● **WHAT NEEDS TO BE DONE**:
Pictures stay out of this copy, which runs from the first line of the material through the line containing "import * as".

● **INFORMATION SUPPLIED**:
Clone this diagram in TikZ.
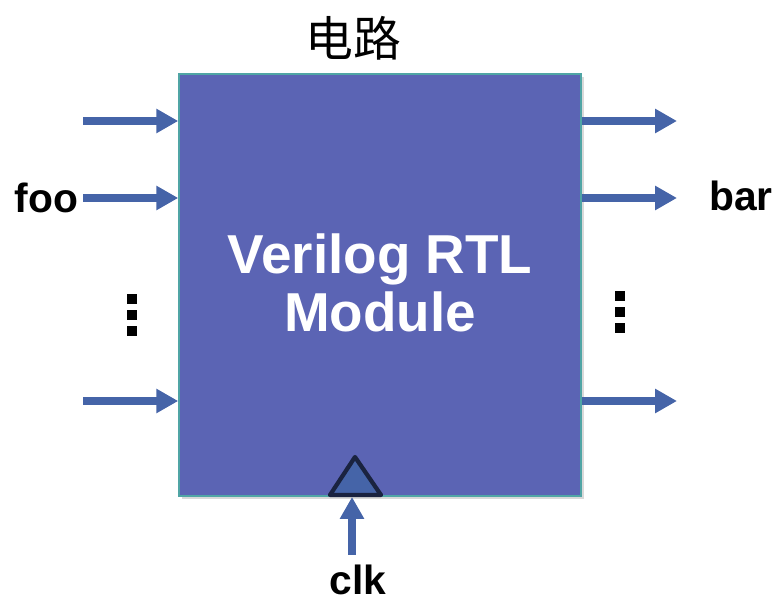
\documentclass[tikz,border=0pt]{standalone}
\usepackage{fontspec}
\setmainfont{Liberation Sans}
\newfontfamily\cjk{Noto Sans CJK SC}
\usetikzlibrary{arrows.meta}
\definecolor{modfill}{RGB}{91,100,180}
\definecolor{modedge}{RGB}{80,165,165}
\definecolor{sigblue}{RGB}{69,100,168}
\definecolor{clkedge}{RGB}{26,35,64}
\tikzset{
  sig/.style={draw=sigblue, line width=5.4pt, -{Triangle[length=15.6pt,width=16.4pt]}},
  portlbl/.style={font=\fontsize{29}{30}\selectfont\bfseries},
  dot/.style={fill=black}
}
\begin{document}
\begin{tikzpicture}[x=0.025cm,y=-0.025cm]
\useasboundingbox (0,0) rectangle (779,603);
% module box
\fill[black!15] (182,77) rectangle (584,499);
\node[fill=modfill, draw=modedge, line width=1pt, minimum width=10.05cm, minimum height=10.55cm, inner sep=0pt] (rtl) at (380,285) {};
\node[text=white, font=\fontsize{39}{41}\selectfont\bfseries, align=center] (name) at (380,283) {Verilog RTL\\Module};
\node[font=\cjk\fontsize{34}{36}\selectfont] (title) at (353,38) {电路};

% inputs
\coordinate (in1) at (83,121);
\coordinate (in2) at (83,198);
\coordinate (in3) at (83,401);
\node[portlbl, anchor=east] (foo) at (in2) {foo};
\path[sig] (in1) -- (rtl.west |- in1);
\path[sig] (in2) -- (rtl.west |- in2);
\path[sig] (in3) -- (rtl.west |- in3);

% outputs
\coordinate (out1) at (677,121);
\coordinate (out2) at (677,198);
\coordinate (out3) at (677,401);
\node[portlbl] (bar) at (741,196) {bar};
\path[sig] (rtl.east |- out1) -- (out1);
\path[sig] (rtl.east |- out2) -- (out2);
\path[sig] (rtl.east |- out3) -- (out3);

% dots
\foreach \y in {299,315,331} {
  \fill[dot] (127,\y-5) rectangle (137,\y+5);
  \fill[dot] (615,\y-8) rectangle (625,\y+2);
}

% clock
\coordinate (tl) at (330,495);
\coordinate (tt) at (355,457);
\coordinate (tr) at (381,495);
\draw[clkedge, fill=sigblue, line width=3pt, line join=round] (tl) -- (tt) -- (tr) -- cycle;
\node[portlbl] (clk) at (358,580) {clk};
\coordinate (clkin) at (352,555);
\path[sig] (clkin) -- (352,497);
\end{tikzpicture}
\end{document}
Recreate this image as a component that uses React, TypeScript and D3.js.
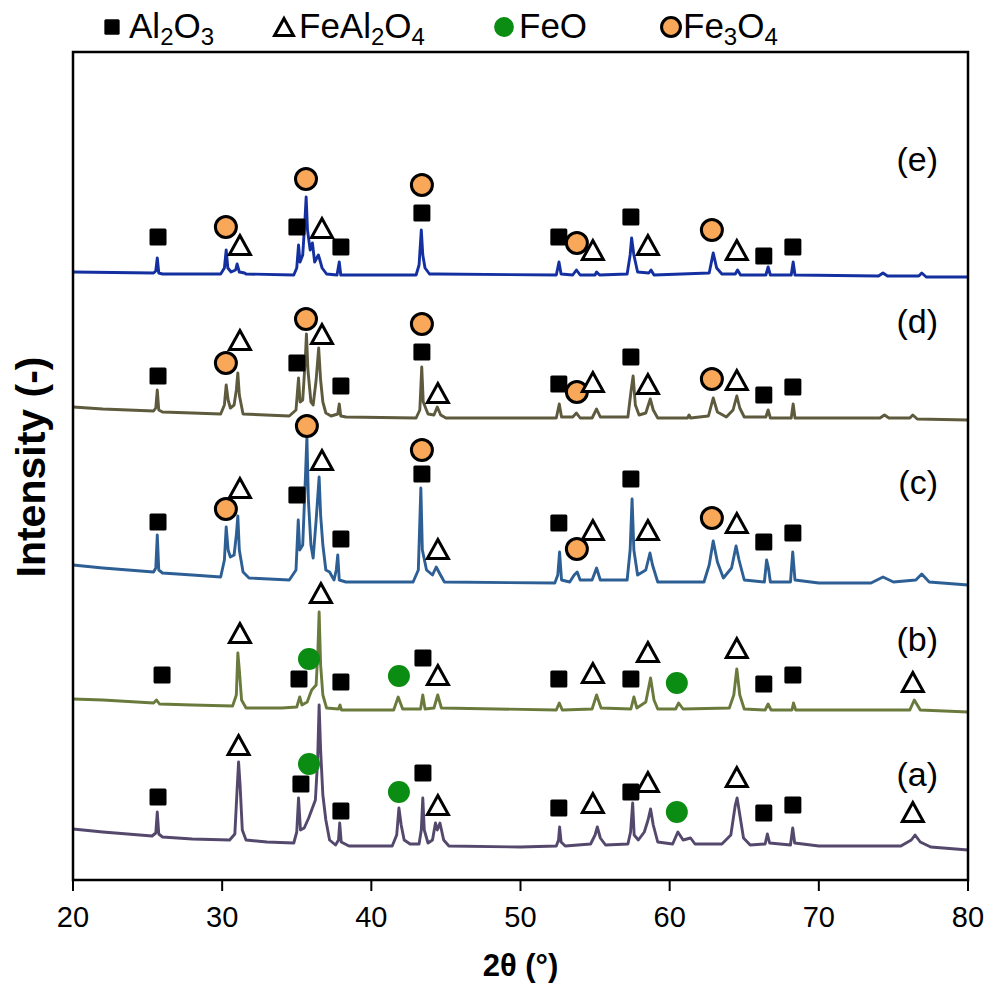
import React from "react";
import * as d3 from "d3";

// ---------- data (2θ in degrees, intensity in arbitrary units) ----------
const xTicks = [20, 30, 40, 50, 60, 70, 80];
const sampleLabels = ["(a)", "(b)", "(c)", "(d)", "(e)"];
const phases = ["Al2O3", "FeAl2O4", "FeO", "Fe3O4"];

const traceA: [number, number][] = [
  [20, 51], [22, 48], [25.3, 44], [25.55, 47], [25.65, 68], [25.75, 46], [26.0, 43], [28, 41], [30.5, 40],
  [30.85, 46], [31.0, 90], [31.1, 118], [31.2, 95], [31.35, 50], [31.6, 40], [33, 38], [34.8, 37], [35.0, 48],
  [35.12, 82], [35.25, 50], [35.5, 52], [35.8, 62], [36.05, 72], [36.25, 80], [36.4, 120], [36.5, 175],
  [36.6, 130], [36.75, 85], [36.95, 60], [37.2, 40], [37.6, 35], [37.8, 40], [37.88, 57], [37.98, 38],
  [38.5, 34], [41.4, 34], [41.7, 45], [41.85, 72], [42.0, 55], [42.2, 40], [42.6, 36], [43.2, 36], [43.35, 50],
  [43.45, 82], [43.55, 50], [43.8, 37], [44.1, 40], [44.3, 57], [44.42, 50], [44.6, 57], [44.85, 40], [45.2, 34],
  [50, 33], [52.4, 34], [52.55, 40], [52.62, 53], [52.72, 38], [53, 34], [54.7, 36], [55.0, 45], [55.15, 53],
  [55.35, 42], [55.7, 35], [57.2, 36], [57.38, 48], [57.52, 77], [57.62, 45], [57.9, 40], [58.3, 48], [58.55, 60],
  [58.72, 71], [58.9, 55], [59.2, 38], [60.2, 36], [60.55, 48], [60.9, 40], [61.4, 42], [61.7, 36], [63.5, 36],
  [64.1, 45], [64.4, 75], [64.52, 82], [64.65, 70], [64.95, 42], [65.4, 35], [66.4, 36], [66.55, 46], [66.7, 37],
  [68.1, 35], [68.25, 52], [68.38, 37], [70, 34], [75.5, 34], [76.2, 40], [76.45, 45], [76.8, 38], [77.5, 33], [80, 30],
];

const traceB: [number, number][] = [
  [20, 181], [22, 180], [25.4, 177], [25.6, 180], [25.8, 176], [28, 175], [30.7, 174], [30.95, 185], [31.05, 227],
  [31.15, 210], [31.3, 180], [31.6, 172], [34, 172], [35.0, 173], [35.2, 183], [35.35, 175], [35.7, 178], [36.0, 190],
  [36.3, 195], [36.42, 230], [36.5, 268], [36.6, 215], [36.75, 185], [37.0, 172], [37.8, 171], [37.9, 175], [38.0, 170],
  [41.5, 170], [41.8, 183], [42.1, 171], [43.3, 171], [43.45, 185], [43.6, 171], [44.2, 172], [44.45, 185], [44.7, 172],
  [52.4, 170], [52.6, 177], [52.8, 170], [54.8, 171], [55.1, 185], [55.4, 172], [57.4, 171], [57.6, 183], [57.8, 172],
  [58.4, 178], [58.72, 202], [58.95, 180], [59.2, 171], [60.4, 171], [60.6, 177], [60.9, 171], [64.0, 172], [64.3, 185],
  [64.5, 211], [64.7, 185], [65.0, 171], [66.4, 170], [66.6, 176], [66.8, 170], [68.2, 170], [68.3, 177], [68.45, 170],
  [76.1, 170], [76.4, 180], [76.8, 170], [80, 168],
];

const traceC: [number, number][] = [
  [20, 315], [22, 312], [25.4, 308], [25.55, 312], [25.65, 345], [25.75, 310], [26.0, 307], [28, 305], [29.9, 303],
  [30.15, 320], [30.27, 353], [30.4, 330], [30.55, 323], [30.8, 325], [30.95, 345], [31.05, 364], [31.15, 330],
  [31.4, 308], [31.8, 302], [34.5, 300], [34.95, 310], [35.1, 360], [35.2, 330], [35.4, 335], [35.6, 410], [35.68, 443],
  [35.78, 380], [35.95, 335], [36.1, 322], [36.3, 360], [36.5, 403], [36.6, 365], [36.75, 335], [36.95, 310], [37.2, 308],
  [37.5, 300], [37.65, 310], [37.75, 325], [37.85, 300], [38.3, 298], [42.8, 298], [43.15, 310], [43.32, 392],
  [43.42, 330], [43.7, 310], [44.1, 305], [44.35, 313], [44.6, 306], [44.9, 298], [52.3, 297], [52.5, 305], [52.62, 328],
  [52.75, 300], [53.3, 298], [53.6, 305], [53.8, 308], [54.0, 300], [54.8, 300], [55.1, 312], [55.35, 300], [57.15, 300],
  [57.35, 330], [57.48, 381], [57.6, 330], [57.85, 305], [58.4, 310], [58.68, 327], [58.85, 315], [59.2, 298], [62.3, 298],
  [62.65, 315], [62.92, 339], [63.2, 318], [63.6, 302], [64.15, 312], [64.45, 334], [64.65, 320], [65.0, 300], [66.35, 298],
  [66.5, 320], [66.62, 312], [66.75, 298], [68.1, 298], [68.25, 328], [68.4, 300], [70, 297], [73.5, 297], [74.3, 303],
  [75, 298], [76.5, 300], [76.9, 306], [77.4, 298], [80, 295],
];

const traceD: [number, number][] = [
  [20, 473], [22, 471], [25.4, 469], [25.55, 472], [25.65, 490], [25.75, 470], [26.0, 468], [28, 467], [29.9, 466],
  [30.15, 475], [30.27, 495], [30.4, 480], [30.55, 472], [30.8, 475], [30.95, 490], [31.05, 507], [31.15, 485],
  [31.4, 466], [34.5, 464], [34.95, 470], [35.12, 502], [35.22, 478], [35.4, 480], [35.57, 520], [35.65, 546],
  [35.75, 510], [35.95, 478], [36.1, 475], [36.3, 500], [36.47, 532], [36.6, 500], [36.75, 478], [36.95, 467],
  [37.3, 464], [37.75, 466], [37.85, 476], [37.95, 464], [38.3, 463], [43.0, 462], [43.25, 470], [43.38, 513],
  [43.48, 478], [43.8, 466], [44.2, 465], [44.42, 473], [44.65, 465], [45.0, 462], [52.4, 462], [52.6, 476], [52.75, 463],
  [53.5, 463], [53.75, 467], [54.0, 462], [54.8, 462], [55.1, 471], [55.35, 463], [57.2, 463], [57.42, 490], [57.55, 504],
  [57.7, 475], [57.95, 465], [58.4, 467], [58.7, 481], [58.9, 470], [59.2, 462], [61.2, 462], [61.3, 465], [61.4, 462],
  [62.6, 464], [62.92, 482], [63.2, 468], [63.8, 463], [64.25, 470], [64.5, 484], [64.7, 472], [65.0, 463], [66.45, 463],
  [66.6, 470], [66.75, 462], [68.15, 462], [68.28, 476], [68.4, 462], [74.1, 462], [74.4, 465], [74.7, 462], [76.1, 462],
  [76.3, 465], [76.6, 461], [80, 460],
];

const traceE: [number, number][] = [
  [20, 608], [25.4, 607], [25.55, 609], [25.65, 622], [25.75, 607], [26.0, 606], [29.9, 606], [30.15, 612], [30.27, 630],
  [30.38, 612], [30.6, 608], [30.9, 610], [31.0, 616], [31.15, 608], [31.5, 607], [31.6, 606], [34.8, 605], [35.0, 612],
  [35.12, 635], [35.22, 618], [35.4, 625], [35.55, 660], [35.63, 683], [35.72, 650], [35.9, 630], [36.05, 637],
  [36.2, 618], [36.45, 625], [36.55, 620], [36.7, 612], [37.0, 606], [37.7, 605], [37.85, 618], [37.95, 605], [43.0, 605],
  [43.2, 615], [43.35, 650], [43.45, 625], [43.6, 612], [43.9, 606], [44.4, 606], [52.4, 605], [52.58, 618], [52.72, 606],
  [53.5, 605], [53.75, 610], [54.0, 605], [55.0, 605], [55.1, 608], [55.3, 605], [57.15, 606], [57.35, 625], [57.45, 642],
  [57.6, 625], [57.85, 608], [58.6, 607], [58.75, 610], [58.95, 605], [62.65, 607], [62.92, 627], [63.15, 612], [63.5, 606],
  [64.4, 606], [64.55, 610], [64.75, 605], [66.45, 605], [66.6, 613], [66.75, 605], [68.15, 605], [68.28, 618], [68.4, 605],
  [74, 604], [74.3, 607], [74.6, 604], [76.7, 604], [76.9, 607], [77.2, 603], [80, 603],
];

// phase markers: [phase index, 2θ, intensity]
const markersA: [number, number, number][] = [
  [0, 25.7, 83], [1, 31.1, 135], [2, 35.82, 116], [0, 35.28, 96], [0, 37.96, 69], [2, 41.85, 88], [0, 43.46, 107],
  [1, 44.46, 75], [0, 52.57, 72], [1, 54.85, 77], [0, 57.4, 88], [1, 58.54, 98], [2, 60.48, 68], [1, 64.5, 103],
  [0, 66.31, 67], [0, 68.26, 75], [1, 76.3, 68],
];
const markersB: [number, number, number][] = [
  [0, 25.97, 205], [1, 31.19, 247], [2, 35.82, 221], [0, 35.15, 201], [1, 36.62, 287], [0, 37.96, 198], [2, 41.85, 204],
  [0, 43.46, 222], [1, 44.46, 205], [0, 52.57, 201], [1, 54.85, 207], [0, 57.4, 201], [1, 58.54, 228], [2, 60.48, 197],
  [1, 64.5, 232], [0, 66.31, 196], [0, 68.26, 205], [1, 76.3, 198],
];
const markersC: [number, number, number][] = [
  [0, 25.7, 358], [3, 30.25, 371], [1, 31.19, 392], [0, 35.01, 385], [3, 35.68, 454], [1, 36.69, 420], [0, 37.96, 341],
  [3, 43.39, 430], [0, 43.39, 406], [1, 44.46, 331], [0, 52.57, 357], [3, 53.78, 331], [1, 54.85, 350], [0, 57.4, 401],
  [1, 58.54, 350], [3, 62.83, 362], [1, 64.5, 357], [0, 66.31, 338], [0, 68.26, 347],
];
const markersD: [number, number, number][] = [
  [0, 25.7, 504], [3, 30.25, 517], [1, 31.19, 540], [0, 35.01, 517], [3, 35.62, 561], [1, 36.69, 546], [0, 37.96, 494],
  [3, 43.39, 556], [0, 43.39, 528], [1, 44.46, 487], [0, 52.57, 496], [3, 53.78, 488], [1, 54.85, 498], [0, 57.4, 523],
  [1, 58.54, 496], [3, 62.83, 501], [1, 64.5, 500], [0, 66.31, 485], [0, 68.26, 493],
];
const markersE: [number, number, number][] = [
  [0, 25.7, 643], [3, 30.25, 653], [1, 31.19, 635], [0, 35.01, 653], [3, 35.62, 701], [1, 36.69, 652], [0, 37.96, 633],
  [3, 43.39, 695], [0, 43.39, 667], [0, 52.57, 643], [3, 53.78, 637], [1, 54.85, 630], [0, 57.4, 663], [1, 58.54, 635],
  [3, 62.83, 650], [1, 64.5, 630], [0, 66.31, 624], [0, 68.26, 633],
];

// ---------- layout / style ----------
const W = 994, H = 994;
const M = { left: 73, right: 968, top: 52, bottom: 880 };
const FONT = "'Liberation Sans', Arial, Helvetica, sans-serif";
const traceColors = ["#54486c", "#6a7a3c", "#2d5f95", "#5e5a3d", "#1430a0"];
const labelIntensity = [105, 240, 397, 558, 720];

const x = d3.scaleLinear().domain([20, 80]).range([M.left, M.right]);
const y = d3.scaleLinear().domain([0, 828]).range([M.bottom, M.top]);

const line = d3.line<[number, number]>().x((d) => x(d[0])).y((d) => y(d[1]));

function Marker({ kind, cx, cy, s = 1 }: { kind: number; cx: number; cy: number; s?: number }) {
  if (kind === 0) {
    const a = 17 * s;
    return <rect x={cx - a / 2} y={cy - a / 2} width={a} height={a} rx={1.5} fill="#000" />;
  }
  if (kind === 1) {
    const w = 21 * s, h = 19 * s;
    const p = `M${cx},${cy - h / 2} L${cx + w / 2},${cy + h / 2} L${cx - w / 2},${cy + h / 2} Z`;
    return <path d={p} fill="#fff" stroke="#000" strokeWidth={3} strokeLinejoin="miter" />;
  }
  if (kind === 2) return <circle cx={cx} cy={cy} r={11 * s} fill="#0b8c12" />;
  return <circle cx={cx} cy={cy} r={10.5 * s} fill="#f8a858" stroke="#000" strokeWidth={3} />;
}

export default function App() {
  const traces = [traceA, traceB, traceC, traceD, traceE];
  const markers = [markersA, markersB, markersC, markersD, markersE];

  const legendItems = [
    { kind: 0, mx: 112, tx: 129, main: ["Al", "2", "O", "3"] },
    { kind: 1, mx: 284, tx: 299, main: ["FeAl", "2", "O", "4"] },
    { kind: 2, mx: 504, tx: 519, main: ["FeO"] },
    { kind: 3, mx: 671, tx: 683, main: ["Fe", "3", "O", "4"] },
  ];

  return (
    <svg width={W} height={H} style={{ display: "block", position: "absolute", left: 0, top: 0, background: "#fff" }}
      fontFamily={FONT}>
      {/* traces (bottom first) */}
      {traces.map((t, i) => (
        <path key={i} d={line(t) || ""} fill="none" stroke={traceColors[i]} strokeWidth={2.9}
          strokeLinejoin="round" />
      ))}

      {/* markers */}
      {markers.map((ms, i) =>
        ms.map((m, j) => <Marker key={`${i}-${j}`} kind={m[0]} cx={x(m[1])} cy={y(m[2])} />)
      )}

      {/* sample labels */}
      {sampleLabels.map((s, i) => (
        <text key={s} x={938} y={y(labelIntensity[i]) + 11} textAnchor="end" fontSize={34} fill="#000">{s}</text>
      ))}

      {/* frame */}
      <rect x={M.left} y={M.top} width={M.right - M.left} height={M.bottom - M.top} fill="none" stroke="#000" strokeWidth={2.5} />

      {/* x ticks */}
      {xTicks.map((t) => (
        <g key={t}>
          <line x1={x(t)} x2={x(t)} y1={M.bottom} y2={M.bottom + 11} stroke="#000" strokeWidth={2} />
          <text x={x(t)} y={M.bottom + 47} textAnchor="middle" fontSize={29} fill="#000">{t}</text>
        </g>
      ))}

      {/* axis titles */}
      <text x={(M.left + M.right) / 2} y={976} textAnchor="middle" fontSize={31} fontWeight="bold">2θ (°)</text>
      <text transform={`translate(45,${(M.top + M.bottom) / 2 + 1}) rotate(-90)`} textAnchor="middle" fontSize={41}
        fontWeight="bold">Intensity (-)</text>

      {/* legend */}
      {legendItems.map((it, k) => (
        <g key={phases[k]}>
          <Marker kind={it.kind} cx={it.mx} cy={27} s={0.9} />
          <text x={it.tx} y={38} fontSize={35} fill="#000">
            {it.main.map((seg, j) =>
              j % 2 === 1 ? (
                <tspan key={j} fontSize={24} dy={7}>{seg}</tspan>
              ) : (
                <tspan key={j} dy={j === 0 ? 0 : -7}>{seg}</tspan>
              )
            )}
          </text>
        </g>
      ))}
    </svg>
  );
}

● **SOLUTION BELOW**:
Clone this diagram in TikZ.
\documentclass[tikz,border=0pt]{standalone}
\usepackage{fontspec}
\setmainfont{Liberation Sans}
\newfontfamily\cjk{Noto Sans CJK SC}
\usetikzlibrary{arrows.meta}
\definecolor{modfill}{RGB}{91,100,180}
\definecolor{modedge}{RGB}{80,165,165}
\definecolor{sigblue}{RGB}{69,100,168}
\definecolor{clkedge}{RGB}{26,35,64}
\tikzset{
  sig/.style={draw=sigblue, line width=5.4pt, -{Triangle[length=15.6pt,width=16.4pt]}},
  portlbl/.style={font=\fontsize{29}{30}\selectfont\bfseries},
  dot/.style={fill=black}
}
\begin{document}
\begin{tikzpicture}[x=0.025cm,y=-0.025cm]
\useasboundingbox (0,0) rectangle (779,603);
% module box
\fill[black!15] (182,77) rectangle (584,499);
\node[fill=modfill, draw=modedge, line width=1pt, minimum width=10.05cm, minimum height=10.55cm, inner sep=0pt] (rtl) at (380,285) {};
\node[text=white, font=\fontsize{39}{41}\selectfont\bfseries, align=center] (name) at (380,283) {Verilog RTL\\Module};
\node[font=\cjk\fontsize{34}{36}\selectfont] (title) at (353,38) {电路};

% inputs
\coordinate (in1) at (83,121);
\coordinate (in2) at (83,198);
\coordinate (in3) at (83,401);
\node[portlbl, anchor=east] (foo) at (in2) {foo};
\path[sig] (in1) -- (rtl.west |- in1);
\path[sig] (in2) -- (rtl.west |- in2);
\path[sig] (in3) -- (rtl.west |- in3);

% outputs
\coordinate (out1) at (677,121);
\coordinate (out2) at (677,198);
\coordinate (out3) at (677,401);
\node[portlbl] (bar) at (741,196) {bar};
\path[sig] (rtl.east |- out1) -- (out1);
\path[sig] (rtl.east |- out2) -- (out2);
\path[sig] (rtl.east |- out3) -- (out3);

% dots
\foreach \y in {299,315,331} {
  \fill[dot] (127,\y-5) rectangle (137,\y+5);
  \fill[dot] (615,\y-8) rectangle (625,\y+2);
}

% clock
\coordinate (tl) at (330,495);
\coordinate (tt) at (355,457);
\coordinate (tr) at (381,495);
\draw[clkedge, fill=sigblue, line width=3pt, line join=round] (tl) -- (tt) -- (tr) -- cycle;
\node[portlbl] (clk) at (358,580) {clk};
\coordinate (clkin) at (352,555);
\path[sig] (clkin) -- (352,497);
\end{tikzpicture}
\end{document}
Recreate this image as a component that uses React, TypeScript and D3.js.
import React from "react";
import * as d3 from "d3";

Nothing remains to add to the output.